Hamdi Baba gazetemize gönderdiği mektubunda diyor ki, ya da demek istiyor ki ;
“Aslında bu fabrika 26-35 milyon lira civarında ama 4 milyona yani bedavaya satıldı” Bu açık seçik sitem değil de nedir? Çok ayıp, çok yazık…
1981 Yılından 2006 senesine kadar fabrikanın ödediği vergi miktarının takriben 600 milyon civarında olduğu belirtilirken, Hamdi Baba satır arasında şu ifadeyi kullanıyor ;
“Devlet bize değil, biz devlete vergi bakımından yardımcı olduk.” Yani açıkça diyor ki ; “Biz devlete verdik devlet bize ne verdi?” Hamdi Baba mektubunda yaptırdığı okulu, hastaneyi, bağışladığı itfaiyeyi, başlattığı geleneksel sünnet şölenlerini, çalıştırdığı işçi sayısını v.s’yi es geçerek ; “18 Yıl Başkanlığını yaptığım Uzunköprüspor için servet harcadık. Fakat o paranın hepsiyle okul yaptırsaydım Uzunköprü’nün okul ihtiyacı kesinlikle biterdi.” Yani adam Uzunköprüspora harcadığı paradan pişmanlık duyar gibi bir ifade kullanıyor. Sizce de haklı değil mi?
*** *** ***
Ne yalan diyeyim oldum olası sevemedim şu Mehmet Ali BıRAND denilen adamı. Ekranda olduğu süre içerisinde bir kere olsun PKK terör örgütüne bir Pe Ka Ka demeye cesaret edemediği gibi sürekli Pe Ke Ke demeyi yeğlemiş ve beni de ifrit etmiştir. Bu adam bu örgütün başı Apo olmak üzere terörislerden ve onların fikir ve düşüncelerinden söz ederken ağzından neredeyse salyalar akıyordu.

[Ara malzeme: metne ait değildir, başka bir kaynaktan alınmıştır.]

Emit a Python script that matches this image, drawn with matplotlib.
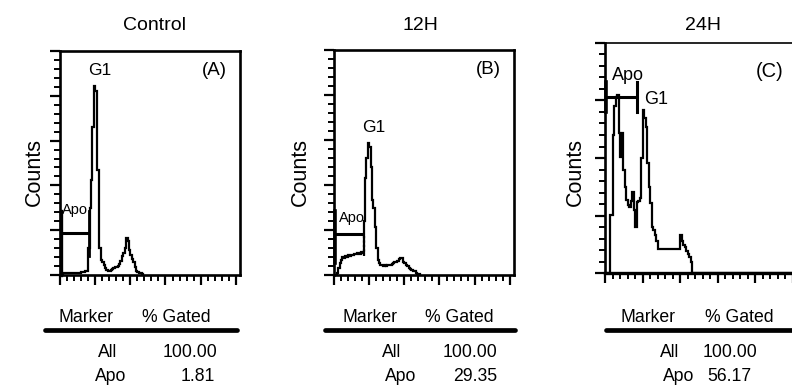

şimdi soracaklar merhumu nasıl bilirdiniz? Diye. Bende diyorum ki ;
“Benim gözümde zaten hiç yaşamadı ki, ölünün nesini nasıl bileyim” Hani çok seviyordu ve onlar tarafından da çok seviliyordu ya Fransa’da öldürülenlerin yanına gönderilsin olsun bitsin.
*** *** ***
Diyarbakır’daki rezaleti izliyorum Fransa’dan getirilen ölülerin cenazelerini seyrederken. Kim bu Fransa’da öldürülenler? PKK terör örgütünün kurucuları….! Ve bu ölülerin tabutlarını o yörenin vekilleri sırtlamış öbür dünyaya postalamaya hazırlanıyorlar ama şaşkınlıklarından ağıtlarla falan değil, halaylar çekerek, ortalığı toz duman ederek.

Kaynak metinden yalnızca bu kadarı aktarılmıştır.